→ **Description of the task**: Type out the data exactly as given. Skip any image.

→ **Information supplied**:
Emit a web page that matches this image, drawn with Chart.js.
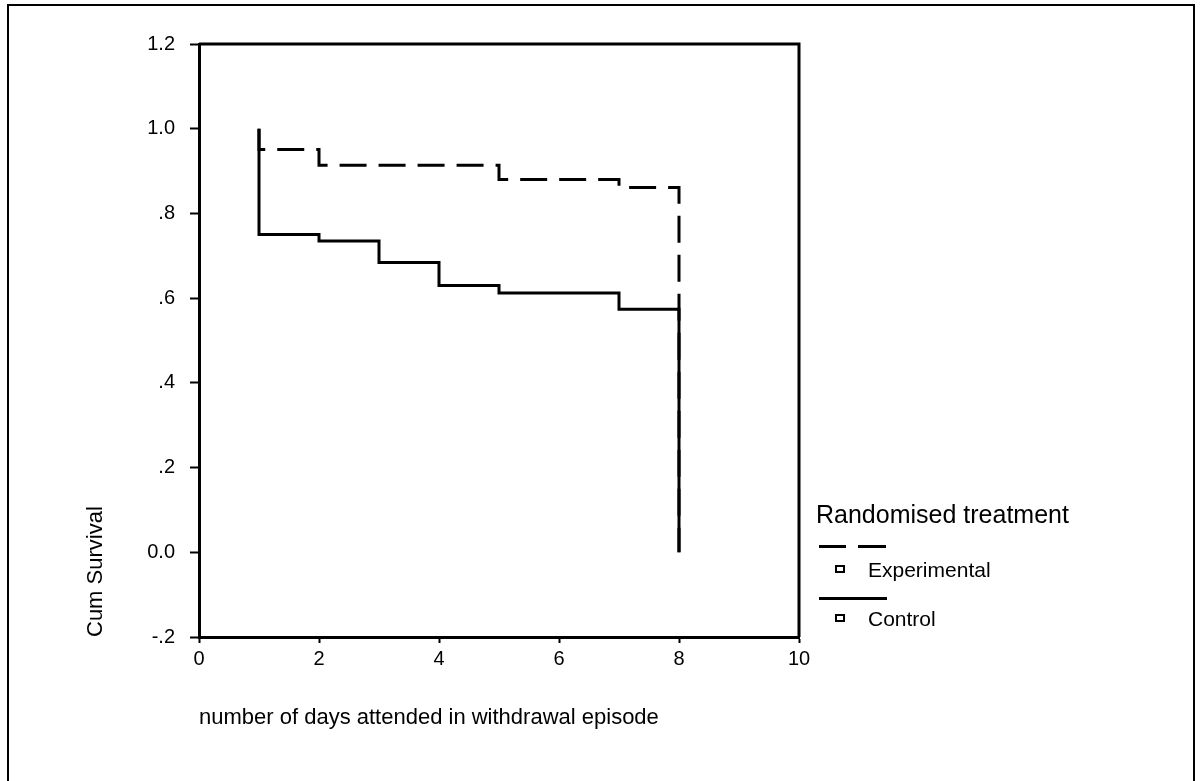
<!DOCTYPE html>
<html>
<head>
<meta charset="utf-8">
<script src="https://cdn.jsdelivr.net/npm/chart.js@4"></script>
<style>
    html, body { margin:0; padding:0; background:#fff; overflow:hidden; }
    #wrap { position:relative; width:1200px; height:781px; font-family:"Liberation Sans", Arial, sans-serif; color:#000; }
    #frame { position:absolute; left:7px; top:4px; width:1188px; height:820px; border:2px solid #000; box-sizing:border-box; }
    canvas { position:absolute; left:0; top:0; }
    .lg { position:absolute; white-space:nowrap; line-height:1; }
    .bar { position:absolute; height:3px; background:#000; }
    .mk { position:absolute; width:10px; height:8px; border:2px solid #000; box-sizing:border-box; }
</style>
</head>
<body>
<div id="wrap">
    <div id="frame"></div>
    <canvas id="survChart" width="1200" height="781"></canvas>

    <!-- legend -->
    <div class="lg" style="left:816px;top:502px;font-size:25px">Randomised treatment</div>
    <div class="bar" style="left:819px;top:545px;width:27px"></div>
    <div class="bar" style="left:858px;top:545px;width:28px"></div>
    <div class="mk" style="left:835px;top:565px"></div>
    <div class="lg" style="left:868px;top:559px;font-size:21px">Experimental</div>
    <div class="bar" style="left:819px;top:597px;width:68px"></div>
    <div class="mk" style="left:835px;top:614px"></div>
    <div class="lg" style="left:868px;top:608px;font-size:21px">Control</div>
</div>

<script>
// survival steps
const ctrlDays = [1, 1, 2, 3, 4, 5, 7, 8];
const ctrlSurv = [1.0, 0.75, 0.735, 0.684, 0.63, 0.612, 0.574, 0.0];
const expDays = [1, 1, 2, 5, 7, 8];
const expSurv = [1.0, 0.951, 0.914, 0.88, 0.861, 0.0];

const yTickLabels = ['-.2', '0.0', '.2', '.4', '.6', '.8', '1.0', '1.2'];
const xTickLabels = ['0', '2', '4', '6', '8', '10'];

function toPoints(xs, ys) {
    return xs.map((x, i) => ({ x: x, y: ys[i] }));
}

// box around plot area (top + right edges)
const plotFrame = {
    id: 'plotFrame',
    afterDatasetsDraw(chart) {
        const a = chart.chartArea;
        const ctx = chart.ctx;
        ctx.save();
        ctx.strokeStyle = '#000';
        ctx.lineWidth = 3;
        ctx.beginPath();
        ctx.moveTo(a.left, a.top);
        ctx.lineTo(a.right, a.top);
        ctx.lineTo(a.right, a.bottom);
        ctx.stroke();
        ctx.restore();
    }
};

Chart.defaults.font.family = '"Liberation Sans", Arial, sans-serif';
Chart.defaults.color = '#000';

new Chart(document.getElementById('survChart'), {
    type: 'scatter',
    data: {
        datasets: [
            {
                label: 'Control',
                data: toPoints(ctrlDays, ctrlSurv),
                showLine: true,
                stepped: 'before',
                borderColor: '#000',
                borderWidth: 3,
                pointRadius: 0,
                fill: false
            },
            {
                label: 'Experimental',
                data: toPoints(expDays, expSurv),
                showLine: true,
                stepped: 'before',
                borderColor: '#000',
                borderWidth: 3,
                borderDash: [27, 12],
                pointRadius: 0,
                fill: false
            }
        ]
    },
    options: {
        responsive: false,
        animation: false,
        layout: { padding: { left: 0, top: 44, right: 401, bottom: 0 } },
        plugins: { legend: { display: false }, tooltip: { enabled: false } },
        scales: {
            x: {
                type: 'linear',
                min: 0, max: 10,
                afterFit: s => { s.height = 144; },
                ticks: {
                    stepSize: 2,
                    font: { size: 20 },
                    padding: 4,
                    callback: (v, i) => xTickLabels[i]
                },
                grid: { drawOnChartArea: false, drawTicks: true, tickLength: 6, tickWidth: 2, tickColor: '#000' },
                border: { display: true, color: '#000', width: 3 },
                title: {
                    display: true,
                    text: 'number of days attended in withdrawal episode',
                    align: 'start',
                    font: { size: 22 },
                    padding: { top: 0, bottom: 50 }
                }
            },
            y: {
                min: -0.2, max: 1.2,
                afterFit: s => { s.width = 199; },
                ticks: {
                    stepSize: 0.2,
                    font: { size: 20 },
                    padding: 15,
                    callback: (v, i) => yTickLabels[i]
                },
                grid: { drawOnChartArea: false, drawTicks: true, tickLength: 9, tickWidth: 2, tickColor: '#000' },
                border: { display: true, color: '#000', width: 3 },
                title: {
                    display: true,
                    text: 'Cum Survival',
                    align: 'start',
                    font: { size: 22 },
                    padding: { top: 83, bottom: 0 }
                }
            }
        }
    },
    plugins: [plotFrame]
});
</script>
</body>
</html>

→ **Exercise solution**:
Emit a web page that matches this image, drawn with Chart.js.
<!DOCTYPE html>
<html>
<head>
<meta charset="utf-8">
<script src="https://cdn.jsdelivr.net/npm/chart.js@4"></script>
<style>
    html, body { margin:0; padding:0; background:#fff; overflow:hidden; }
    #wrap { position:relative; width:1200px; height:781px; font-family:"Liberation Sans", Arial, sans-serif; color:#000; }
    #frame { position:absolute; left:7px; top:4px; width:1188px; height:820px; border:2px solid #000; box-sizing:border-box; }
    canvas { position:absolute; left:0; top:0; }
    .lg { position:absolute; white-space:nowrap; line-height:1; }
    .bar { position:absolute; height:3px; background:#000; }
    .mk { position:absolute; width:10px; height:8px; border:2px solid #000; box-sizing:border-box; }
</style>
</head>
<body>
<div id="wrap">
    <div id="frame"></div>
    <canvas id="survChart" width="1200" height="781"></canvas>

    <!-- legend -->
    <div class="lg" style="left:816px;top:502px;font-size:25px">Randomised treatment</div>
    <div class="bar" style="left:819px;top:545px;width:27px"></div>
    <div class="bar" style="left:858px;top:545px;width:28px"></div>
    <div class="mk" style="left:835px;top:565px"></div>
    <div class="lg" style="left:868px;top:559px;font-size:21px">Experimental</div>
    <div class="bar" style="left:819px;top:597px;width:68px"></div>
    <div class="mk" style="left:835px;top:614px"></div>
    <div class="lg" style="left:868px;top:608px;font-size:21px">Control</div>
</div>

<script>
// survival steps
const ctrlDays = [1, 1, 2, 3, 4, 5, 7, 8];
const ctrlSurv = [1.0, 0.75, 0.735, 0.684, 0.63, 0.612, 0.574, 0.0];
const expDays = [1, 1, 2, 5, 7, 8];
const expSurv = [1.0, 0.951, 0.914, 0.88, 0.861, 0.0];

const yTickLabels = ['-.2', '0.0', '.2', '.4', '.6', '.8', '1.0', '1.2'];
const xTickLabels = ['0', '2', '4', '6', '8', '10'];

function toPoints(xs, ys) {
    return xs.map((x, i) => ({ x: x, y: ys[i] }));
}

// box around plot area (top + right edges)
const plotFrame = {
    id: 'plotFrame',
    afterDatasetsDraw(chart) {
        const a = chart.chartArea;
        const ctx = chart.ctx;
        ctx.save();
        ctx.strokeStyle = '#000';
        ctx.lineWidth = 3;
        ctx.beginPath();
        ctx.moveTo(a.left, a.top);
        ctx.lineTo(a.right, a.top);
        ctx.lineTo(a.right, a.bottom);
        ctx.stroke();
        ctx.restore();
    }
};

Chart.defaults.font.family = '"Liberation Sans", Arial, sans-serif';
Chart.defaults.color = '#000';

new Chart(document.getElementById('survChart'), {
    type: 'scatter',
    data: {
        datasets: [
            {
                label: 'Control',
                data: toPoints(ctrlDays, ctrlSurv),
                showLine: true,
                stepped: 'before',
                borderColor: '#000',
                borderWidth: 3,
                pointRadius: 0,
                fill: false
            },
            {
                label: 'Experimental',
                data: toPoints(expDays, expSurv),
                showLine: true,
                stepped: 'before',
                borderColor: '#000',
                borderWidth: 3,
                borderDash: [27, 12],
                pointRadius: 0,
                fill: false
            }
        ]
    },
    options: {
        responsive: false,
        animation: false,
        layout: { padding: { left: 0, top: 44, right: 401, bottom: 0 } },
        plugins: { legend: { display: false }, tooltip: { enabled: false } },
        scales: {
            x: {
                type: 'linear',
                min: 0, max: 10,
                afterFit: s => { s.height = 144; },
                ticks: {
                    stepSize: 2,
                    font: { size: 20 },
                    padding: 4,
                    callback: (v, i) => xTickLabels[i]
                },
                grid: { drawOnChartArea: false, drawTicks: true, tickLength: 6, tickWidth: 2, tickColor: '#000' },
                border: { display: true, color: '#000', width: 3 },
                title: {
                    display: true,
                    text: 'number of days attended in withdrawal episode',
                    align: 'start',
                    font: { size: 22 },
                    padding: { top: 0, bottom: 50 }
                }
            },
            y: {
                min: -0.2, max: 1.2,
                afterFit: s => { s.width = 199; },
                ticks: {
                    stepSize: 0.2,
                    font: { size: 20 },
                    padding: 15,
                    callback: (v, i) => yTickLabels[i]
                },
                grid: { drawOnChartArea: false, drawTicks: true, tickLength: 9, tickWidth: 2, tickColor: '#000' },
                border: { display: true, color: '#000', width: 3 },
                title: {
                    display: true,
                    text: 'Cum Survival',
                    align: 'start',
                    font: { size: 22 },
                    padding: { top: 83, bottom: 0 }
                }
            }
        }
    },
    plugins: [plotFrame]
});
</script>
</body>
</html>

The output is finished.